### WHAT YOU WILL DO
Repeat exactly the lines from the line with "Write a Python" to the line with "y_range = [-1, 400]", including both, and leave out any pictures.

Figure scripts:

----

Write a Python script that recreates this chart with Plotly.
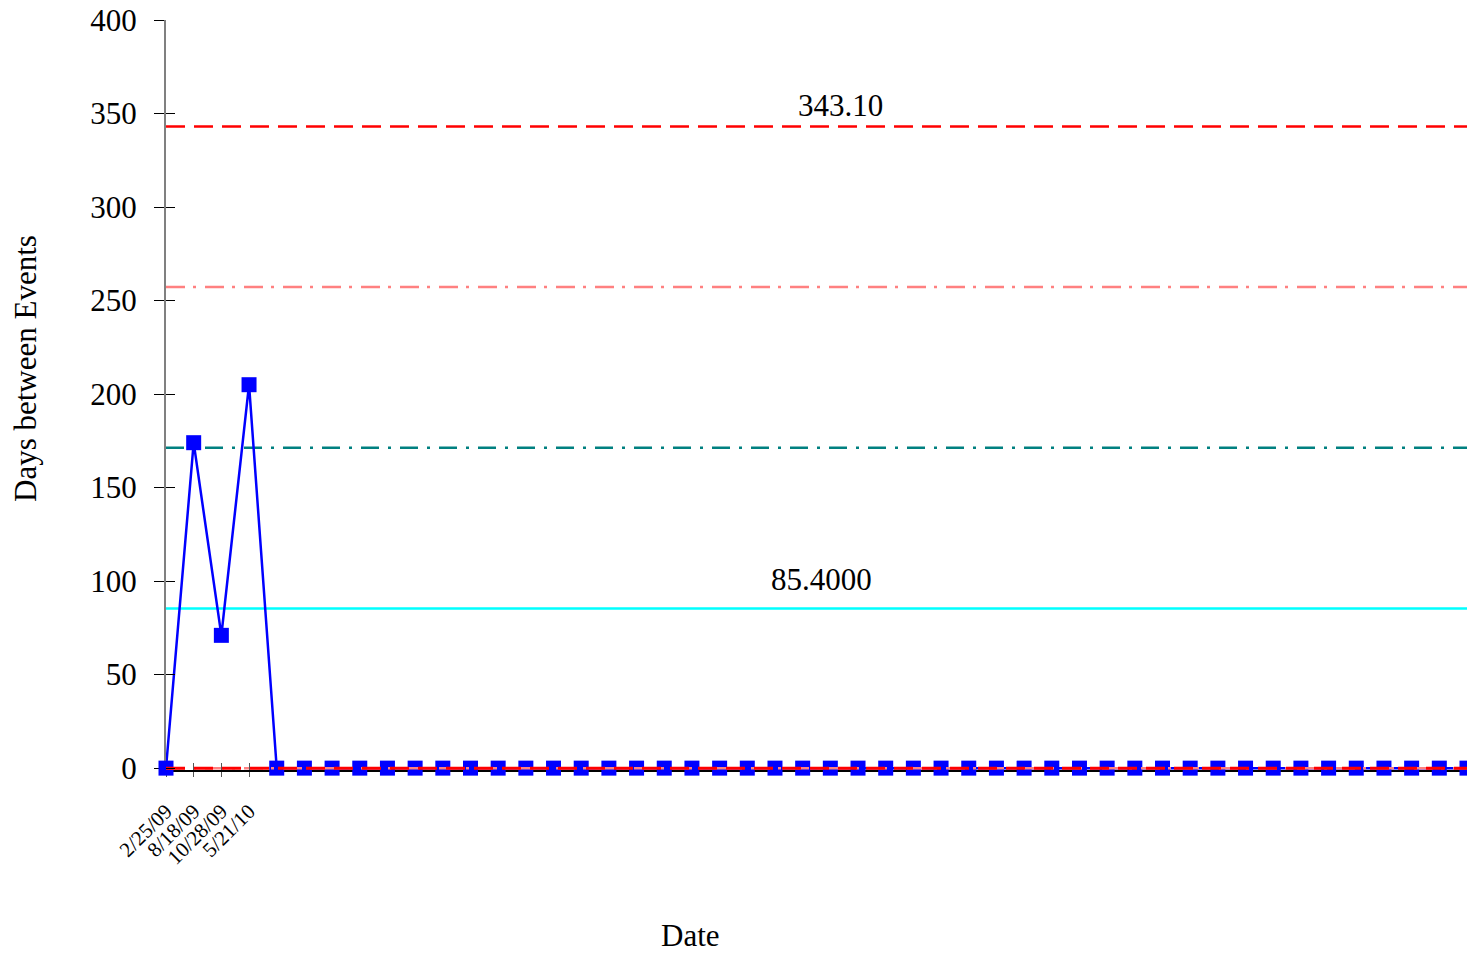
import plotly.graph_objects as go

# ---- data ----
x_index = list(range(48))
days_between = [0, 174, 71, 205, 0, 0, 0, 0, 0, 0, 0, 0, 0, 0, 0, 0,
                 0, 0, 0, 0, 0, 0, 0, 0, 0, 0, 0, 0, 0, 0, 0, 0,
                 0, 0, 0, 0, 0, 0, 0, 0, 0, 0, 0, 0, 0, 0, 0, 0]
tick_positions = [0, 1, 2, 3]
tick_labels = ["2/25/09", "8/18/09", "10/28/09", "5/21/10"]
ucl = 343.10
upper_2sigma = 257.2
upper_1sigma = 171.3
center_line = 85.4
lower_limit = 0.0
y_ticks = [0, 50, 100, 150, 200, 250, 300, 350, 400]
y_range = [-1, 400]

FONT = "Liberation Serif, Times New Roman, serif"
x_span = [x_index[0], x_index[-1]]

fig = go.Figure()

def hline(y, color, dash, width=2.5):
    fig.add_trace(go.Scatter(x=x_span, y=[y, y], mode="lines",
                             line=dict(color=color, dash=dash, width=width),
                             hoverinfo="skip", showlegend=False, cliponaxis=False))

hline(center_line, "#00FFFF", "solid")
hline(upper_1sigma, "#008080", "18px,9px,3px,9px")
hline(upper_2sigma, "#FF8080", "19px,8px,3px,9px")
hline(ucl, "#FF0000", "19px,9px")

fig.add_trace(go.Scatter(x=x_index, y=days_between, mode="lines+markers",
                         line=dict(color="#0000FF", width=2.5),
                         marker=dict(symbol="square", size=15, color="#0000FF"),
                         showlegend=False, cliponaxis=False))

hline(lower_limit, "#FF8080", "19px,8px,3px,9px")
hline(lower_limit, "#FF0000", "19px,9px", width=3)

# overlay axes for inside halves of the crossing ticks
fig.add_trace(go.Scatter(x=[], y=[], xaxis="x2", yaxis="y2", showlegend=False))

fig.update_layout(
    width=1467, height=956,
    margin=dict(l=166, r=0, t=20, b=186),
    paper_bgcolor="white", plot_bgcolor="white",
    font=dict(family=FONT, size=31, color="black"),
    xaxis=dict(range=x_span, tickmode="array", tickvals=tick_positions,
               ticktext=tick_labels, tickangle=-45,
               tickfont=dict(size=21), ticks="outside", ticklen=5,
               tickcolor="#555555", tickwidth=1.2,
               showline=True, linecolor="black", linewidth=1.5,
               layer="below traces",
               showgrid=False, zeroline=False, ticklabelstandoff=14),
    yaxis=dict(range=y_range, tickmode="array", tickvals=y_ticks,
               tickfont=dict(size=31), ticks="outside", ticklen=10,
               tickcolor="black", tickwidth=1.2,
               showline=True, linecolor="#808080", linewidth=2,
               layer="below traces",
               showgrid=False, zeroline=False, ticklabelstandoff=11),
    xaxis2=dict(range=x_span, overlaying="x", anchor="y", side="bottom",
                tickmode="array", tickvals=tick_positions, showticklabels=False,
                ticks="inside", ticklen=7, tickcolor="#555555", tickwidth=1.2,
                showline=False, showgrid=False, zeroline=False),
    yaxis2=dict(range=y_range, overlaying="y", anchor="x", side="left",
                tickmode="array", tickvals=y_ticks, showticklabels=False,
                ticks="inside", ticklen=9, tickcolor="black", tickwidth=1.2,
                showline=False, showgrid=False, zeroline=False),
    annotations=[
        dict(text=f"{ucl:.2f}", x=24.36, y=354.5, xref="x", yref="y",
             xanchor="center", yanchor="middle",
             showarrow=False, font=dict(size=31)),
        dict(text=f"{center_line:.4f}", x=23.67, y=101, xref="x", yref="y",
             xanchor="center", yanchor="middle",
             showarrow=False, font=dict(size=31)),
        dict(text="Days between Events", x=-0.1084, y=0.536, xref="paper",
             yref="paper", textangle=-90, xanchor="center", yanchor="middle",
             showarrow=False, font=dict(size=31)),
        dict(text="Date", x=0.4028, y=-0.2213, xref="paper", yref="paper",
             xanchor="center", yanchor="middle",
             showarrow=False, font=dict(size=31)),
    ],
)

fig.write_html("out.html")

----

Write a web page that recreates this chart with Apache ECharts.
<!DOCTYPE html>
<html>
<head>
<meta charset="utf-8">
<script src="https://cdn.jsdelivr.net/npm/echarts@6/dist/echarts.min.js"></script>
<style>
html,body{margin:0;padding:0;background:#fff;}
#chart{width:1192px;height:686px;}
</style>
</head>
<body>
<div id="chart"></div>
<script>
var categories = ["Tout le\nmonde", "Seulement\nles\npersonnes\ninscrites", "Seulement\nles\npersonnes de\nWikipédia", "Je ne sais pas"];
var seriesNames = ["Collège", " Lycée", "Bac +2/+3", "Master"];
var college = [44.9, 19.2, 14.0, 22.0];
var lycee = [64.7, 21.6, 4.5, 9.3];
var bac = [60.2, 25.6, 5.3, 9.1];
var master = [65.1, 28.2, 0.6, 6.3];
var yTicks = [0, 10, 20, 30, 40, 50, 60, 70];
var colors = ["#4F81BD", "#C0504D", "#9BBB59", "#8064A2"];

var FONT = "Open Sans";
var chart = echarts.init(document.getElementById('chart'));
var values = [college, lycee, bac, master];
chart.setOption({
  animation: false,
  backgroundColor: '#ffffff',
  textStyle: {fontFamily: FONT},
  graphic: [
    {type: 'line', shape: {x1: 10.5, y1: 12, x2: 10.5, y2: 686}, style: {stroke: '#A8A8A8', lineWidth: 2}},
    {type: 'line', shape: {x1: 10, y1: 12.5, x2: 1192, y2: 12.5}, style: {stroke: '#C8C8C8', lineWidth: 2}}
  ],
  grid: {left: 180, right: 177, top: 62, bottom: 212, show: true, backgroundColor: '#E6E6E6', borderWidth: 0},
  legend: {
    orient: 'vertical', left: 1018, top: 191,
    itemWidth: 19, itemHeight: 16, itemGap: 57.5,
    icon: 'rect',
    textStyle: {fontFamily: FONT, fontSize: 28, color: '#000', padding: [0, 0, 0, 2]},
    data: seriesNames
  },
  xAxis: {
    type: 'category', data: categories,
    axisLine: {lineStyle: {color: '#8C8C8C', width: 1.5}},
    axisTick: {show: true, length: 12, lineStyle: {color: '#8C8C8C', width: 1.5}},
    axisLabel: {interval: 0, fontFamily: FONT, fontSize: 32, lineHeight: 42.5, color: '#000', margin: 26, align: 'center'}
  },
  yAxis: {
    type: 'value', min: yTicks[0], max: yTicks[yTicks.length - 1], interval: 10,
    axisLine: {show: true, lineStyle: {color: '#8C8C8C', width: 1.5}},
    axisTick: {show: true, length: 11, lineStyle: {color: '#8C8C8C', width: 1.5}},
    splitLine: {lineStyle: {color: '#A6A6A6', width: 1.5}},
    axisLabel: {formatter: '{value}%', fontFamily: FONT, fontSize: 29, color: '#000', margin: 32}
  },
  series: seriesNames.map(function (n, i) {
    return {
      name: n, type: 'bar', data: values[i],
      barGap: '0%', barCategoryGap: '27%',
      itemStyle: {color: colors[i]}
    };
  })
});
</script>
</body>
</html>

----

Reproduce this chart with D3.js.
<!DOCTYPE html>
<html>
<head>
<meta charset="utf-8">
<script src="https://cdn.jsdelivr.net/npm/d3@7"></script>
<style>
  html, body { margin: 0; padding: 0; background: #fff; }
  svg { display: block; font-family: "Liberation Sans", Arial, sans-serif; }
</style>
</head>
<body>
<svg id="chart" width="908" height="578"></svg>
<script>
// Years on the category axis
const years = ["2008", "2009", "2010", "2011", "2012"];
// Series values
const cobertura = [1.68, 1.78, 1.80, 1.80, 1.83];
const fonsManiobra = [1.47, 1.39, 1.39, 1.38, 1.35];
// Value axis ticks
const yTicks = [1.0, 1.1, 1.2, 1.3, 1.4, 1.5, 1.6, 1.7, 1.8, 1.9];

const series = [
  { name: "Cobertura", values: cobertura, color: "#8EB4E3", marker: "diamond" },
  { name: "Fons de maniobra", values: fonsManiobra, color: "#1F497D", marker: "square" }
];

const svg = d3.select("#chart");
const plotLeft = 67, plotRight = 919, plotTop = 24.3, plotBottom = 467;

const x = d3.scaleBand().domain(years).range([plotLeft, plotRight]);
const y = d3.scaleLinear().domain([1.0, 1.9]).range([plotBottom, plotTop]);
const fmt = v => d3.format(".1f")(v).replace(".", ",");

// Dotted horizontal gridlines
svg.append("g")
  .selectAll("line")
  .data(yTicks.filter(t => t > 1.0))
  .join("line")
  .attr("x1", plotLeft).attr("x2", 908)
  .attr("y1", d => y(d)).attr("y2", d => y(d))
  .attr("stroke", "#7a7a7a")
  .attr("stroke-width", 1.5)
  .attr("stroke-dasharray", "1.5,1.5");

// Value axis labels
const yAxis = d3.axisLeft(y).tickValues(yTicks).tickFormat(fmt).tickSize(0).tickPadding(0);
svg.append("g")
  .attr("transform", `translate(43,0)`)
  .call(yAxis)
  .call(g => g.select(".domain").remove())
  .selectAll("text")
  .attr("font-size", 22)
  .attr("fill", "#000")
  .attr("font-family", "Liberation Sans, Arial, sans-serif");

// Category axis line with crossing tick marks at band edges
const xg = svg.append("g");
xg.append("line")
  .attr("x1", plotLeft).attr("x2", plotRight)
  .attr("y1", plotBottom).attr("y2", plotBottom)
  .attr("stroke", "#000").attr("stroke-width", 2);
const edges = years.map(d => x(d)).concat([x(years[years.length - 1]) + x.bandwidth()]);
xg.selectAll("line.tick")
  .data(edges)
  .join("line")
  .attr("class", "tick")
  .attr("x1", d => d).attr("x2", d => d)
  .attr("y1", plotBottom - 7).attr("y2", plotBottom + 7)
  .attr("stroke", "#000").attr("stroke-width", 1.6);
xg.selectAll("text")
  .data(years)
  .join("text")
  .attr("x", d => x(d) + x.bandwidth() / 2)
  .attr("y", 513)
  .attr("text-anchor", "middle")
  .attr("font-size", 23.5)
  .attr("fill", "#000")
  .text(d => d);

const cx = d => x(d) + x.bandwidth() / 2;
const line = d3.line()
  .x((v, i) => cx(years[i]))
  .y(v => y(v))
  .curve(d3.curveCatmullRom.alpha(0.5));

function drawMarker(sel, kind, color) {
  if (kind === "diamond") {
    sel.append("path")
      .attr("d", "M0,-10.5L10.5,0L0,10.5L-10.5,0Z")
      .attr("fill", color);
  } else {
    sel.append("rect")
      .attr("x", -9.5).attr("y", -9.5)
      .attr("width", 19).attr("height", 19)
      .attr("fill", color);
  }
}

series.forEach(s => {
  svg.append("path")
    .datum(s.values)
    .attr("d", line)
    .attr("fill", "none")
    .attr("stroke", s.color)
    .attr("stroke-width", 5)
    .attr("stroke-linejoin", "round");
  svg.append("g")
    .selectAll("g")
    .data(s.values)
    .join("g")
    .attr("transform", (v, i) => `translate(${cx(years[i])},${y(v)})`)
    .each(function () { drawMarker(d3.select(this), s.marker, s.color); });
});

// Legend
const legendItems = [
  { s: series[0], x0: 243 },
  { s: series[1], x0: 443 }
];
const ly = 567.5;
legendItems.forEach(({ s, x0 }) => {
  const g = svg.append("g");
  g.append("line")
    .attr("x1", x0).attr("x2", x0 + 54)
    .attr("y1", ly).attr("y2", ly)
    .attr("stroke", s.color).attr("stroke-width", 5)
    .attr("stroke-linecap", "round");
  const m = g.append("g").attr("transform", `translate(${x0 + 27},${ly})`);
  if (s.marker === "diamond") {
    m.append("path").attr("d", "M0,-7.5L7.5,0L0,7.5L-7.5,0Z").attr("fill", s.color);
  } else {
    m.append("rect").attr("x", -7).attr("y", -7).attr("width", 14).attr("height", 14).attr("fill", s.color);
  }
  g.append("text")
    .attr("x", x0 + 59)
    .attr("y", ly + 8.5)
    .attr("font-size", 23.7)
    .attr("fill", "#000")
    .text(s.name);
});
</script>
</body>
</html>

----

### WRITTEN ANSWER
Write a Python script that recreates this chart with Plotly.
import plotly.graph_objects as go

# ---- data ----
x_index = list(range(48))
days_between = [0, 174, 71, 205, 0, 0, 0, 0, 0, 0, 0, 0, 0, 0, 0, 0,
                 0, 0, 0, 0, 0, 0, 0, 0, 0, 0, 0, 0, 0, 0, 0, 0,
                 0, 0, 0, 0, 0, 0, 0, 0, 0, 0, 0, 0, 0, 0, 0, 0]
tick_positions = [0, 1, 2, 3]
tick_labels = ["2/25/09", "8/18/09", "10/28/09", "5/21/10"]
ucl = 343.10
upper_2sigma = 257.2
upper_1sigma = 171.3
center_line = 85.4
lower_limit = 0.0
y_ticks = [0, 50, 100, 150, 200, 250, 300, 350, 400]
y_range = [-1, 400]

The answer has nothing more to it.